O Globo, n. 31471, 06/10/2019. Economia, p. 30

Muito além da economia

Míriam Leitão


Há muito mais na economia do que apenas os indicadores ou decisões da área estritamente econômica. Ela depende, para ter um bom desempenho, de inúmeros sinais e situações que estão em outros setores. Uma parte das expectativas de retomada do crescimento está condicionada ao andamento da agenda legislativa, mas o presidente tomou a decisão de não formar uma base parlamentar estável, e por isso o governo tem improvisado no relacionamento com o Congresso. Além disso, Bolsonaro tem uma lista de prioridades idiossincrática, muitas delas vão no sentido oposto ao que deveria para alavancar o crescimento. Na terça-feira passada, Bolsonaro se reuniu com garimpeiros, demonstrou saudosismo em relação ao tempo em que eles atuaram de forma predatória e sem limites legais, e ainda falou a frase depreciativa sobre “a árvore”. Esse tipo de cena tem o efeito de derreter intenções de investimento. A grande mineração exige hoje regras de conduta muito severas porque presta contas aos stakeholders, ou seja, a todas as partes interessadas. Os erros colossais da Vale elevaram o nível de exigência da atuação dessas empresas no Brasil. É hora de mostrar mais aderência aos valores que desembarcaram no mundo dos negócios. O garimpo é o oposto de uma produção sustentável dos recursos minerais.

Em bases quase diárias, o governo dá sinais de não ter uma agenda de superação dos obstáculos ao crescimento. O ministro do Meio Ambiente repete ideias e toma decisões antiambientais. O ministro da Educação trava uma batalha na mídia social em mau português contra fantasmas ideológicos. O ministro da Cidadania se dedica a restabelecer a censura na área cultural. O ministro das Relações Exteriores se enclausura em ideias estreitas e revoga as virtudes conhecidas da diplomacia brasileira. Nada disso é economia e tudo é economia. Os sinais que sustentam a confiança dependem de que o país esteja atualizado com as tendências do mundo nas áreas ambiental, educacional, cultural e diplomática. O obscurantismo em qualquer desses setores é um pacto antiprogresso. O que grandes investidores se perguntam é para onde está indo o país, se a educação preparará os estudantes para os desafios do século XXI, se as preocupações ambientais e climáticas estão sendo incluídas na agenda pública, se a diplomacia está ampliando as relações internacionais, se a política cultural expressa a diversidade do país. O governo está emitindo sinais difusos em áreas diferentes que convergem para a mesma mensagem: a de que o país está em retrocesso social e político. E querem que a economia progrida sozinha tirando o país do atoleiro em que se encontra. Ela é parte de um todo. A ideia de que se pode modernizar a economia em um governo de valores arcaicos é um contrassenso.

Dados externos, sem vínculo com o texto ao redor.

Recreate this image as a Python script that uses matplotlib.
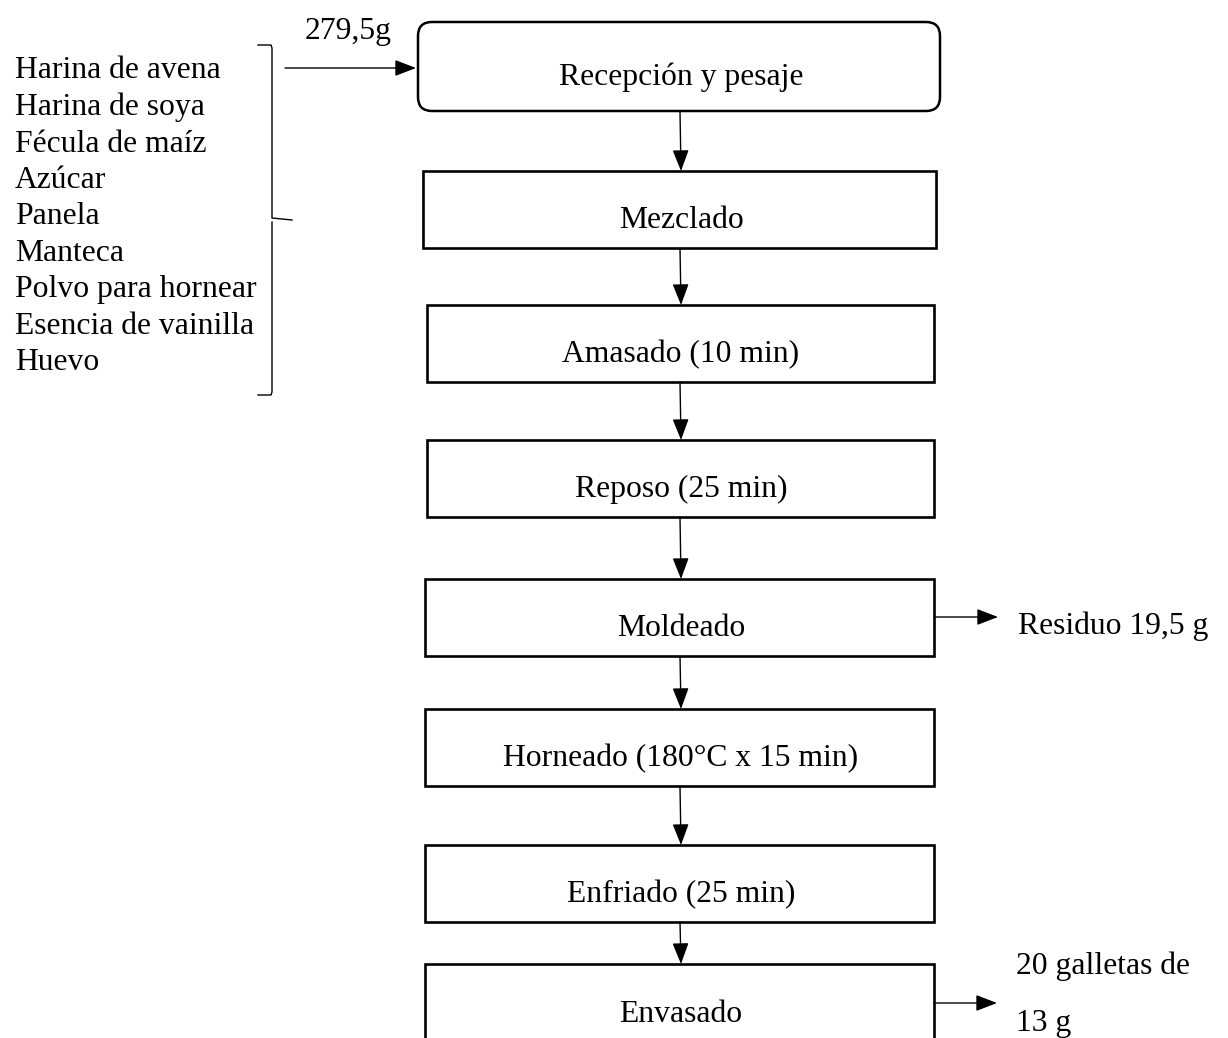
import matplotlib.pyplot as plt
from matplotlib.patches import FancyBboxPatch, Rectangle

plt.rcParams['font.family'] = ['Liberation Serif', 'DejaVu Serif']

steps = ["Recepción y pesaje", "Mezclado", "Amasado (10 min)", "Reposo (25 min)",
         "Moldeado", "Horneado (180°C x 15 min)", "Enfriado (25 min)", "Envasado"]
ingredients = ["Harina de avena", "Harina de soya", "Fécula de maíz", "Azúcar", "Panela",
               "Manteca", "Polvo para hornear", "Esencia de vainilla", "Huevo"]
input_label = "279,5g"
residue_label = "Residuo 19,5 g"
output_label = "20 galletas de\n\n13 g"

# layout in pixels (y grows downward)
box_left = [418, 423, 427, 427, 425, 425, 425, 425]
box_right = [940, 936, 934, 934, 934, 934, 934, 934]
box_top = [22, 171, 305, 440, 579, 709, 845, 964]
box_bot = [111, 248, 382, 517, 656, 786, 922, 1060]
FS = 22.8
ARROW = dict(arrowstyle="-|>,head_length=1.3,head_width=0.5",
             lw=1.0, color='black', shrinkA=0, shrinkB=0)

fig = plt.figure(figsize=(12.28, 10.38), dpi=100)
ax = fig.add_axes([0, 0, 1, 1])
ax.set_xlim(0, 1228)
ax.set_ylim(1038, 0)
ax.axis('off')

for i, name in enumerate(steps):
    x0, x1, y0, y1 = box_left[i], box_right[i], box_top[i], box_bot[i]
    if i == 0:
        ax.add_patch(FancyBboxPatch((x0 + 14, y0 + 14), x1 - x0 - 28, y1 - y0 - 28,
                                    boxstyle="round,pad=14", fc='white', ec='black', lw=1.8))
    else:
        ax.add_patch(Rectangle((x0, y0), x1 - x0, y1 - y0, fc='white', ec='black', lw=1.9))
    ty = (y0 + y1) / 2 + 11 if i < len(steps) - 1 else 1014
    ax.text(681, ty, name, ha='center', va='center', fontsize=FS)
    if i < len(steps) - 1:
        ax.annotate("", xy=(681, box_top[i + 1]), xytext=(680, y1), arrowprops=ARROW)

# ingredient list
for k, ing in enumerate(ingredients):
    ax.text(15, 71 + k * 36.5, ing, ha='left', va='center', fontsize=FS)

# brace
ax.plot([258, 271, 272, 272, 292], [45, 45, 48, 218, 220], color='black', lw=1.0)
ax.plot([272, 272, 271, 258], [222, 392, 395, 395], color='black', lw=1.0)

# input arrow
ax.annotate("", xy=(416, 68), xytext=(285, 68), arrowprops=ARROW)
ax.text(305, 31, input_label, ha='left', va='center', fontsize=FS)

# residue arrow
ax.annotate("", xy=(998, 617), xytext=(934, 617), arrowprops=ARROW)
ax.text(1018, 626, residue_label, ha='left', va='center', fontsize=FS)

# output arrow
ax.annotate("", xy=(997, 1003), xytext=(934, 1003), arrowprops=ARROW)
ax.text(1016, 995, output_label, ha='left', va='center', fontsize=FS, linespacing=0.97)

fig.savefig("out.png", dpi=100, facecolor='white')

A reforma da Previdência passou por várias etapas, sendo desidratada no meio do caminho, e enfrentando muitos sustos. Se caminhou foi à despeito do presidente da República, que se mobilizou apenas para a defesa corporativista que fez ao longo da vida. A causa de adaptar o sistema de pensões e aposentadorias à realidade demográfica e fiscal brasileira foi abraçada por líderes de partidos que não são governistas e foi votada até por alguns parlamentares da oposição, com um custo político alto. A área econômica teve alguns valorosos combatentes no esforço de entendimento com o Congresso, mas a articulação política não aplainou o terreno para os técnicos da economia. Pelo contrário, as muitas falhas na articulação tornaram o caminho mais pedregoso.

O Ministério da Economia fala em muitas reformas. Elas são ambiciosas: mudariam a estrutura do gasto público e implantariam um novo federalismo. O presidente se mobiliza pela liberação de armas, na defesa de torturadores e da ditadura, em favor do garimpo e exploração mineral em terras indígenas, contra a proteção do meio ambiente e na garantia de vantagens para os filhos. A agenda da economia é uma retórica superlativa ainda sem projetos elaborados. A do presidente tem iniciativas, decretos e MPs que dispersam a atenção do Congresso. O progresso é muito mais do que um indicador e a economia jamais será uma ilha.